続いて盛り付け用に、大葉4枚を水分がなくなるまで素揚げしてチップスを作っておく。
最後に素麺を茹でる。大鍋でたっぷりの沸騰した湯に、素麺200gをパラパラと捌いて入れていく。
「茹でる時間は1〜2分。箸で引き上げて、芯がなくなっていたら、すぐですね。早く上げるよりは芯がなくなるまで茹でて、氷水でしっかり冷やした方がコシが出ます。盛り付けのポイントとしてはですね、箸一本で(氷水の中から)素麺を掬い上げて、(簾のように垂らして)水を切ってから皿の上で折り畳むように重ねていくと良いですね。

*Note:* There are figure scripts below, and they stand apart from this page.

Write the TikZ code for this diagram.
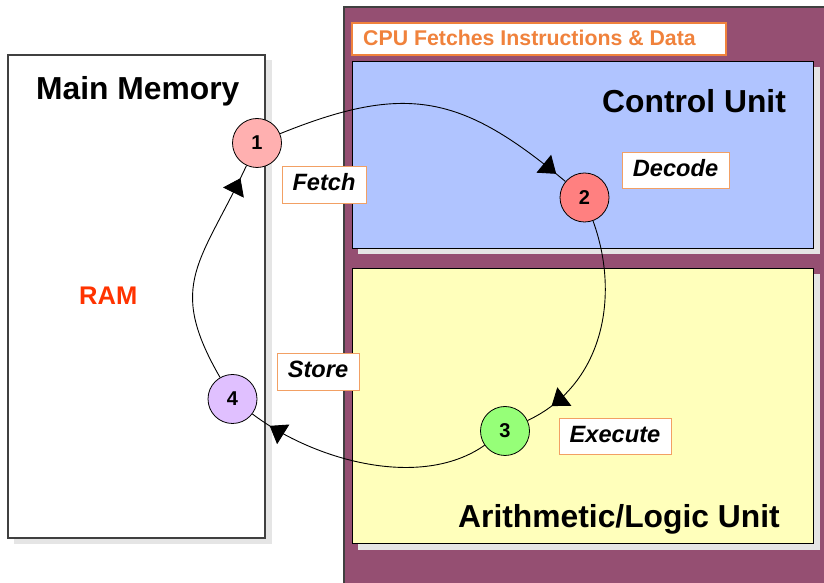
\documentclass[tikz,border=0pt]{standalone}
\usepackage{fontspec}
\setmainfont{Liberation Sans}
\usetikzlibrary{arrows.meta,decorations.markings}
\definecolor{cpupurple}{RGB}{149,79,114}
\definecolor{cublue}{RGB}{176,196,255}
\definecolor{aluyellow}{RGB}{255,255,187}
\definecolor{shadowgray}{RGB}{229,229,229}
\definecolor{titleorange}{RGB}{240,130,60}
\definecolor{labelorange}{RGB}{242,160,100}
\definecolor{ramred}{RGB}{255,51,0}
\definecolor{boxborder}{RGB}{64,64,64}
\definecolor{cone}{RGB}{255,176,176}
\definecolor{ctwo}{RGB}{255,128,128}
\definecolor{cthree}{RGB}{150,255,120}
\definecolor{cfour}{RGB}{224,192,255}
\begin{document}
\begin{tikzpicture}[x=1pt,y=1pt,
  box/.style={anchor=south west, inner sep=0pt, outer sep=0pt},
  shadowfill/.style={fill=shadowgray},
  bigtext/.style={anchor=base west, inner sep=0pt, font=\fontsize{31.8}{38}\selectfont\bfseries},
  lbl/.style={draw=labelorange, line width=0.8pt, fill=white, inner sep=0pt,
    text height=15pt, text depth=2pt, font=\fontsize{23.6}{28}\selectfont\bfseries\itshape},
  numc/.style={circle, draw=black, line width=0.8pt, minimum size=49pt, inner sep=0pt,
    font=\fontsize{20}{24}\selectfont\bfseries},
  flow/.style={line width=0.9pt,
    decoration={markings, mark=at position -#1 with {\arrow{Triangle[length=16pt,width=23pt]}}},
    postaction={decorate}},
]
\useasboundingbox (0,0) rectangle (824,583);
\clip (0,0) rectangle (824,583);

% Main memory
\fill[shadowfill] (14,39) rectangle (272,523);
\node[box, draw=boxborder, line width=1.2pt, fill=white, minimum width=257pt, minimum height=483pt] (mem) at (8,45) {};

% CPU
\node[box, draw=boxborder, line width=1.5pt, fill=cpupurple, minimum width=500pt, minimum height=586pt] (cpu) at (344,-10) {};
\node[box, draw=titleorange, line width=1.2pt, fill=white, minimum width=374pt, minimum height=32pt] (cputitle) at (352,528) {};

% Control unit
\fill[shadowfill] (358,329) rectangle (820,516);
\node[box, draw=black, line width=0.9pt, fill=cublue, minimum width=461pt, minimum height=187pt] (cu) at (352,335) {};

% ALU
\fill[shadowfill] (358,33) rectangle (820,309);
\node[box, draw=black, line width=0.9pt, fill=aluyellow, minimum width=461pt, minimum height=275pt] (alu) at (352,40) {};

% Titles
\node[bigtext] (memtitle) at (36,483) {Main Memory};
\node[bigtext] (cutitle) at (602,470) {Control Unit};
\node[bigtext] (alutitle) at (458,55) {Arithmetic/Logic Unit};
\node[anchor=base west, inner sep=0pt, text=ramred, font=\fontsize{25.5}{30}\selectfont\bfseries] (ram) at (79,278) {RAM};
\node[anchor=base west, inner sep=0pt, text=titleorange, font=\fontsize{21.3}{26}\selectfont\bfseries] (cputext) at (363,537) {CPU Fetches Instructions \& Data};

% Step labels
\node[lbl, minimum width=84pt, minimum height=37pt] (fetch) at (324,398.5) {Fetch};
\node[lbl, minimum width=107pt, minimum height=36pt] (decode) at (675.5,413) {Decode};
\node[lbl, minimum width=82pt, minimum height=37pt] (store) at (318,211.5) {Store};
\node[lbl, minimum width=112pt, minimum height=36pt] (execute) at (615,147) {Execute};

% Step circles
\node[numc, fill=cone] (c1) at (257,440) {1};
\node[numc, fill=ctwo] (c2) at (584.5,385.5) {2};
\node[numc, fill=cthree] (c3) at (505,152) {3};
\node[numc, fill=cfour] (c4) at (232.5,184) {4};

% Cycle
\draw[flow=12pt] (c1) to[out=22, in=140, looseness=1.2] (c2);
\draw[flow=28pt] (c2) to[out=-70, in=25, looseness=1] (c3);
\draw[flow=21pt] (c3) to[out=215, in=-37, looseness=0.85] (c4);
\draw[flow=14pt] (c4) to[out=120, in=245, looseness=1.3] (c1);
\end{tikzpicture}
\end{document}
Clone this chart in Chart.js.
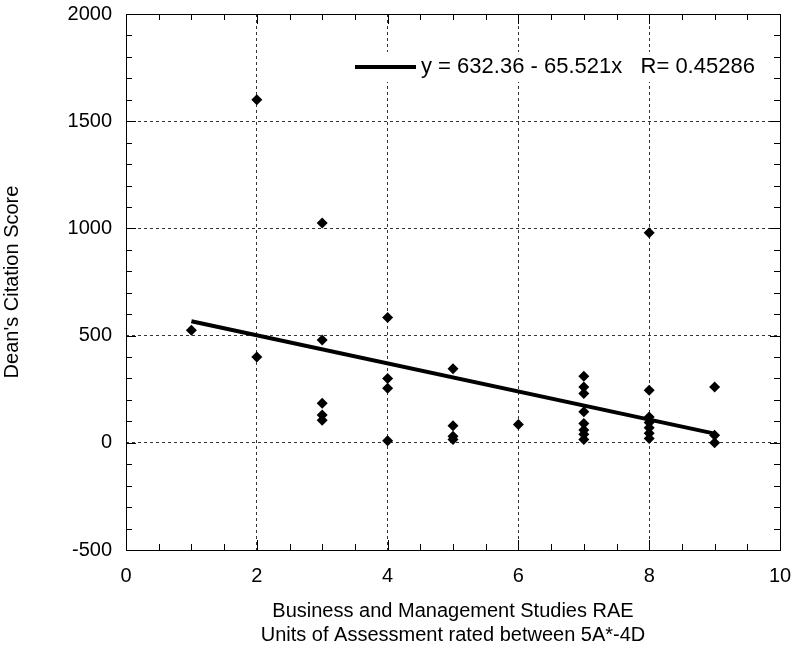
<!DOCTYPE html>
<html><head><meta charset="utf-8">
<script src="https://cdn.jsdelivr.net/npm/chart.js@4/dist/chart.umd.min.js"></script>
<style>html,body{margin:0;padding:0;background:#fff}#wrap{width:795px;height:649px}</style>
</head><body><div id="wrap"><canvas id="c" width="795" height="649"></canvas></div>
<script>
// ---- data ----
const xValues = [1, 2, 2, 3, 3, 3, 3, 3, 4, 4, 4, 4, 5, 5, 5, 5, 6, 7, 7, 7, 7, 7, 7, 7, 7, 8, 8, 8, 8, 8, 8, 8, 9, 9, 9];
const yValues = [525, 1600, 400, 1025, 480, 185, 130, 105, 585, 300, 255, 10, 345, 80, 30, 15, 85, 310, 260, 230, 145, 90, 60, 40, 15, 980, 245, 120, 95, 70, 45, 20, 260, 35, 0];
const fitIntercept = 632.36;
const fitSlope = -65.521;
const fitR = 0.45286;
const fitX = [1, 9];
const xTickLabels = ['0', '2', '4', '6', '8', '10'];
const yTickLabels = ['-500', '0', '500', '1000', '1500', '2000'];
const xTitle = ['Business and Management Studies RAE', 'Units of Assessment rated between 5A*-4D'];
const yTitle = "Dean's Citation Score";
const legendText = 'y = ' + fitIntercept + ' - ' + Math.abs(fitSlope) + 'x   R= ' + fitR;

const FONT = "'Liberation Sans', Arial, sans-serif";

const framePlugin = {
  id: 'frame',
  beforeDatasetsDraw(chart) {
    const ctx = chart.ctx;
    ctx.save();
    ctx.fillStyle = '#fff';
    ctx.fillRect(345, 52, 425, 30);
    ctx.strokeStyle = '#000';
    ctx.lineWidth = 4;
    ctx.beginPath();
    ctx.moveTo(355, 67); ctx.lineTo(416, 67);
    ctx.stroke();
    ctx.fillStyle = '#000';
    ctx.font = '22px ' + FONT;
    ctx.textBaseline = 'middle';
    ctx.textAlign = 'left';
    ctx.fillText(legendText, 421, 67);
    ctx.restore();
  },
  afterDraw(chart) {
    const ctx = chart.ctx, a = chart.chartArea;
    const xs = chart.scales.x, ys = chart.scales.y;
    ctx.save();
    ctx.strokeStyle = '#000';
    ctx.lineWidth = 1;
    ctx.beginPath();
    xs.ticks.forEach(t => {
      if (t.value <= xs.min || t.value >= xs.max) return;
      const p = Math.round(xs.getPixelForValue(t.value)) + 0.5;
      const len = (t.value % 2 === 0) ? 10 : 6;
      ctx.moveTo(p, a.bottom); ctx.lineTo(p, a.bottom - len);
      ctx.moveTo(p, a.top); ctx.lineTo(p, a.top + len);
    });
    ys.ticks.forEach(t => {
      if (t.value <= ys.min || t.value >= ys.max) return;
      const p = Math.round(ys.getPixelForValue(t.value)) + 0.5;
      const len = (t.value % 500 === 0) ? 10 : 6;
      ctx.moveTo(a.left, p); ctx.lineTo(a.left + len, p);
      ctx.moveTo(a.right, p); ctx.lineTo(a.right - len, p);
    });
    ctx.stroke();
    ctx.strokeRect(Math.round(a.left) + 0.5, Math.round(a.top) + 0.5, Math.round(a.right - a.left), Math.round(a.bottom - a.top));
    ctx.restore();
  }
};

const gridColor = (major, lo, hi) => c => {
  const v = c.tick ? c.tick.value : NaN;
  return (v % major === 0 && v > lo && v < hi) ? '#333' : 'rgba(0,0,0,0)';
};

new Chart(document.getElementById('c'), {
  type: 'scatter',
  data: {
    datasets: [
      {
        data: xValues.map((x, i) => ({ x: x, y: yValues[i] })),
        pointStyle: 'rectRot', pointRadius: 5.5, pointHoverRadius: 5.5,
        backgroundColor: '#000', borderColor: '#000', borderWidth: 0, order: 1
      },
      {
        data: fitX.map(x => ({ x: x, y: fitIntercept + fitSlope * x })),
        showLine: true, borderColor: '#000', borderWidth: 4, pointRadius: 0,
        borderCapStyle: 'butt', order: 2
      }
    ]
  },
  options: {
    responsive: false, animation: false, devicePixelRatio: 1,
    layout: { autoPadding: false, padding: { top: 14, right: 15, left: 0, bottom: 0 } },
    plugins: { legend: { display: false }, tooltip: { enabled: false } },
    scales: {
      x: {
        type: 'linear', min: 0, max: 10,
        afterFit(s) { s.height = 99; s.paddingLeft = 0; s.paddingRight = 0; },
        ticks: {
          stepSize: 0.5, autoSkip: false, maxRotation: 0, padding: 14, color: '#000',
          font: { family: FONT, size: 20 },
          callback: v => { const s = String(v); return xTickLabels.includes(s) ? s : ''; }
        },
        grid: { drawTicks: false, color: gridColor(2, 0, 10), lineWidth: 1 },
        border: { display: false, dash: [3, 3] },
        title: { display: true, text: xTitle, color: '#000', font: { family: FONT, size: 20, lineHeight: 1.2 }, padding: { top: 4, bottom: 2 } }
      },
      y: {
        type: 'linear', min: -500, max: 2000,
        afterFit(s) { s.width = 126; s.paddingTop = 0; s.paddingBottom = 0; },
        ticks: {
          stepSize: 100, autoSkip: false, padding: 14, color: '#000',
          font: { family: FONT, size: 20 },
          callback: v => { const s = String(v); return yTickLabels.includes(s) ? s : ''; }
        },
        grid: { drawTicks: false, color: gridColor(500, -500, 2000), lineWidth: 1 },
        border: { display: false, dash: [3, 3] },
        title: { display: true, text: yTitle, color: '#000', font: { family: FONT, size: 20 }, padding: { top: 0, bottom: 0 } }
      }
    }
  },
  plugins: [framePlugin]
});
</script>
</body></html>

揚げナスを置いていきます。色が良いですね。本日メインの和ソースを上から掛けていきます。レンゲでたっぷり掛けてください。最後に、大葉のチップスを添えて出来上がりです」
キュウリの緑とトマトの赤、それに大葉の緑、揚げナスの紫色がポイントになっている。大皿に盛り付けられた「揚げナスと和ソースの夏素麺」は、見た目に清涼感があり食欲をそそる。盛り付けされた素麺の下に箸を入れ、全体に和ソースを絡ませてから、すするように素麺を戴く。程よい酸味の清涼感とニンニクの香りが食欲を促す。「旨い」と、つい声に出る。夏に戴く素麺は麺汁に下ろし生姜と刻みネギが定番だが、本日の「揚げナスと和ソースの夏素麺」は、揚げナスを一緒に頬張ることで充実感もある。残り僅かになった夏の名残を乗り切る昼食の一品、或いは、宴の後の締めとして重宝されること請け合いだ。